Source code of charts
· · · · ·
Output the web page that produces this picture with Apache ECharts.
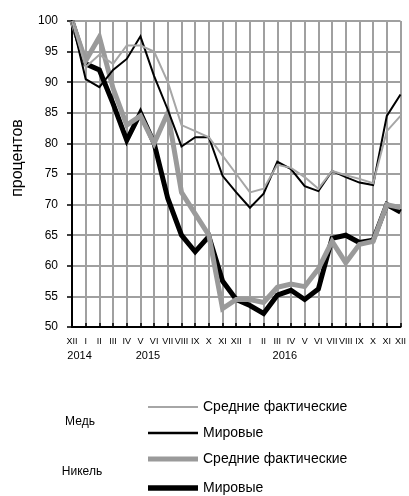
<!DOCTYPE html>
<html>
<head>
<meta charset="utf-8">
<style>
html,body{margin:0;padding:0;background:#fff;}
#chart{width:409px;height:496px;}
</style>
<script src="https://cdn.jsdelivr.net/npm/echarts@6/dist/echarts.min.js"></script>
</head>
<body>
<div id="chart"></div>
<script>
const categories = ['XII','I','II','III','IV','V','VI','VII','VIII','IX','X','XI','XII','I','II','III','IV','V','VI','VII','VIII','IX','X','XI','XII'];
const years = [{idx: 0, text: '2014'}, {idx: 5, text: '2015'}, {idx: 15, text: '2016'}];
const copperAvg   = [100, 92.5, 94.5, 93, 96, 96, 95, 90, 83, 82, 81, 78, 75, 72, 72.6, 76.5, 76, 74.5, 72.6, 75.5, 74.8, 74.2, 73.5, 82, 84.5];
const copperWorld = [100, 90.5, 89.2, 92, 93.8, 97.5, 91, 85.5, 79.5, 81, 81, 74.7, 72, 69.5, 71.8, 77, 75.8, 73, 72.2, 75.5, 74.5, 73.6, 73.2, 84.5, 88];
const nickelAvg   = [100, 93.5, 97.4, 89, 83, 84.5, 80, 85, 72, 68.5, 65, 53, 54.5, 54.5, 54, 56.5, 57, 56.6, 59.5, 64, 60.5, 63.5, 64, 70, 69.5];
const nickelWorld = [100, 93, 92, 86.5, 80.5, 85, 80, 71, 65, 62.3, 64.8, 57.5, 54.5, 53.5, 52.2, 55.2, 56, 54.5, 56.2, 64.5, 65, 63.8, 64.2, 70, 68.8];
const yTicks = {min: 50, max: 100, interval: 5};

const FONT = '"Liberation Sans", Arial, sans-serif';
const chart = echarts.init(document.getElementById('chart'), null, {renderer: 'canvas'});

function line(name, data, color, width, z) {
  return {name, type: 'line', data, showSymbol: false, symbol: 'none',
    lineStyle: {color, width, join: 'miter'}, z, animation: false};
}

chart.setOption({
  animation: false,
  grid: {left: 72, right: 7, top: 21, bottom: 169},
  xAxis: {
    type: 'category', data: categories, boundaryGap: false,
    axisLine: {lineStyle: {color: '#000', width: 2}},
    axisTick: {show: true, inside: true, length: 4, interval: 0, lineStyle: {color: '#000', width: 1.5}},
    axisLabel: {interval: 0, fontSize: 9, color: '#000', margin: 10, fontFamily: FONT},
    splitLine: {show: true, interval: 0, lineStyle: {color: '#a0a0a0', width: 2}}
  },
  yAxis: {
    type: 'value', min: yTicks.min, max: yTicks.max, interval: yTicks.interval,
    axisLine: {show: true, lineStyle: {color: '#000', width: 2}},
    axisTick: {show: true, length: 5, lineStyle: {color: '#000', width: 1.5}},
    axisLabel: {fontSize: 12, color: '#000', margin: 14, fontFamily: FONT},
    splitLine: {show: true, lineStyle: {color: '#a0a0a0', width: 2}}
  },
  series: [
    line('Никель — Мировые', nickelWorld, '#000', 5, 2),
    line('Никель — Средние фактические', nickelAvg, '#9a9a9a', 5, 3),
    line('Медь — Мировые', copperWorld, '#000', 2, 4),
    line('Медь — Средние фактические', copperAvg, '#a6a6a6', 2, 5)
  ]
});

const g = [];
years.forEach(y => {
  const px = chart.convertToPixel({xAxisIndex: 0}, y.idx);
  const step = chart.convertToPixel({xAxisIndex: 0}, 1) - chart.convertToPixel({xAxisIndex: 0}, 0);
  g.push({type: 'text', x: px + step * 0.55, y: 356,
    style: {text: y.text, fill: '#000', font: '11px ' + FONT, align: 'center', verticalAlign: 'middle'}});
});
g.push({type: 'text', x: 18, y: 158, rotation: Math.PI / 2,
  style: {text: 'процентов', font: '16px ' + FONT, fill: '#000', align: 'center', verticalAlign: 'middle'}});
const leg = [
  {y: 407, color: '#a6a6a6', w: 2, text: 'Средние фактические'},
  {y: 433, color: '#000', w: 2.5, text: 'Мировые'},
  {y: 459, color: '#9a9a9a', w: 5, text: 'Средние фактические'},
  {y: 488, color: '#000', w: 5.5, text: 'Мировые'}
];
leg.forEach(l => {
  g.push({type: 'line', shape: {x1: 148, y1: l.y, x2: 198, y2: l.y}, style: {stroke: l.color, lineWidth: l.w}});
  g.push({type: 'text', x: 203, y: l.y, style: {text: l.text, font: '14px ' + FONT, fill: '#000', verticalAlign: 'middle'}});
});
g.push({type: 'text', x: 80, y: 422, style: {text: 'Медь', font: '12px ' + FONT, fill: '#000', align: 'center', verticalAlign: 'middle'}});
g.push({type: 'text', x: 82, y: 472, style: {text: 'Никель', font: '12px ' + FONT, fill: '#000', align: 'center', verticalAlign: 'middle'}});
chart.setOption({graphic: g});
</script>
</body>
</html>
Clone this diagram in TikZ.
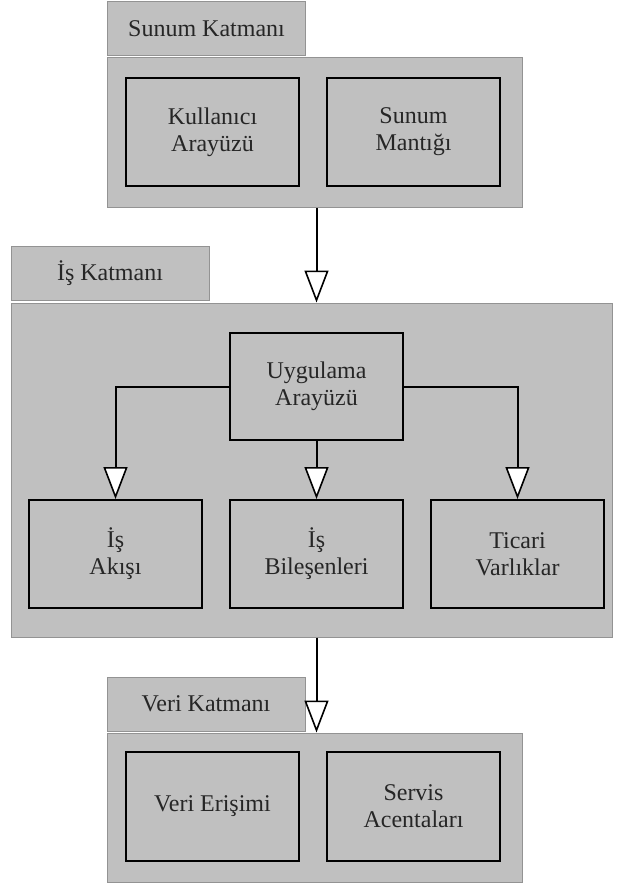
\documentclass[tikz,border=0pt]{standalone}
\usepackage{fontspec}
\setmainfont{Liberation Serif}
\usepackage{xcolor}
\usetikzlibrary{positioning,arrows.meta,calc}
\definecolor{katman}{HTML}{C0C0C0}
\begin{document}
\begin{tikzpicture}[x=1pt,y=-1pt,
  every node/.style={font=\fontsize{24}{27}\selectfont, text=black!85, align=center, inner sep=0pt},
  tab/.style={fill=katman, draw=gray!85, line width=1pt, minimum width=198pt, minimum height=54pt},
  layer/.style={fill=katman, draw=gray!85, line width=1pt},
  part/.style={draw=black, line width=2pt, minimum width=173pt, minimum height=108pt},
  flow/.style={draw=black, line width=2pt, -{Triangle[length=32pt,width=24pt,fill=white,line width=1.6pt]}}]
\useasboundingbox (0,0) rectangle (620,885);
% sunum
\node[tab] (sunumtab) at (206.5,29) {Sunum Katmanı};
\node[layer, minimum width=415pt, minimum height=150pt] (sunum) at (314.5,133) {};
\node[part] (kullanici) at (212.5,132) {Kullanıcı\\Arayüzü};
\node[part] (mantik) at (413.5,132) {Sunum\\Mantığı};
% is
\node[tab] (istab) at (110,273.5) {İş Katmanı};
\node[layer, minimum width=601pt, minimum height=334pt] (is) at (311.5,470) {};
\node[part, minimum height=107pt] (api) at (316.5,386.5) {Uygulama\\Arayüzü};
\node[part] (akis) at (115.5,554) {İş\\Akışı};
\node[part] (bilesen) at (316.5,554) {İş\\Bileşenleri};
\node[part] (ticari) at (517.5,554) {Ticari\\Varlıklar};
% veri
\node[tab] (veritab) at (206,704) {Veri Katmanı};
\node[layer, minimum width=415pt, minimum height=149pt] (veri) at (314.5,807.5) {};
\node[part, minimum height=109pt] (erisim) at (212.5,806.5) {Veri Erişimi};
\node[part, minimum height=109pt] (servis) at (413.5,806.5) {Servis\\Acentaları};
% oklar
\draw[flow] (sunum.south -| api) -- (is.north -| api);
\draw[flow] (api.west) -| (akis.north);
\draw[flow] (api.south) -- (bilesen.north);
\draw[flow] (api.east) -| (ticari.north);
\draw[flow] (is.south -| bilesen) -- (veri.north -| bilesen);
\end{tikzpicture}
\end{document}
· · · · ·
What to do
Reproduce, word for word, every line from the one that contains "Clone this diagram in TikZ." to the end of the data, including both ends; omit all pictures.

Answer for the task
Clone this diagram in TikZ.
\documentclass[tikz,border=0pt]{standalone}
\usepackage{fontspec}
\setmainfont{Liberation Serif}
\usepackage{xcolor}
\usetikzlibrary{positioning,arrows.meta,calc}
\definecolor{katman}{HTML}{C0C0C0}
\begin{document}
\begin{tikzpicture}[x=1pt,y=-1pt,
  every node/.style={font=\fontsize{24}{27}\selectfont, text=black!85, align=center, inner sep=0pt},
  tab/.style={fill=katman, draw=gray!85, line width=1pt, minimum width=198pt, minimum height=54pt},
  layer/.style={fill=katman, draw=gray!85, line width=1pt},
  part/.style={draw=black, line width=2pt, minimum width=173pt, minimum height=108pt},
  flow/.style={draw=black, line width=2pt, -{Triangle[length=32pt,width=24pt,fill=white,line width=1.6pt]}}]
\useasboundingbox (0,0) rectangle (620,885);
% sunum
\node[tab] (sunumtab) at (206.5,29) {Sunum Katmanı};
\node[layer, minimum width=415pt, minimum height=150pt] (sunum) at (314.5,133) {};
\node[part] (kullanici) at (212.5,132) {Kullanıcı\\Arayüzü};
\node[part] (mantik) at (413.5,132) {Sunum\\Mantığı};
% is
\node[tab] (istab) at (110,273.5) {İş Katmanı};
\node[layer, minimum width=601pt, minimum height=334pt] (is) at (311.5,470) {};
\node[part, minimum height=107pt] (api) at (316.5,386.5) {Uygulama\\Arayüzü};
\node[part] (akis) at (115.5,554) {İş\\Akışı};
\node[part] (bilesen) at (316.5,554) {İş\\Bileşenleri};
\node[part] (ticari) at (517.5,554) {Ticari\\Varlıklar};
% veri
\node[tab] (veritab) at (206,704) {Veri Katmanı};
\node[layer, minimum width=415pt, minimum height=149pt] (veri) at (314.5,807.5) {};
\node[part, minimum height=109pt] (erisim) at (212.5,806.5) {Veri Erişimi};
\node[part, minimum height=109pt] (servis) at (413.5,806.5) {Servis\\Acentaları};
% oklar
\draw[flow] (sunum.south -| api) -- (is.north -| api);
\draw[flow] (api.west) -| (akis.north);
\draw[flow] (api.south) -- (bilesen.north);
\draw[flow] (api.east) -| (ticari.north);
\draw[flow] (is.south -| bilesen) -- (veri.north -| bilesen);
\end{tikzpicture}
\end{document}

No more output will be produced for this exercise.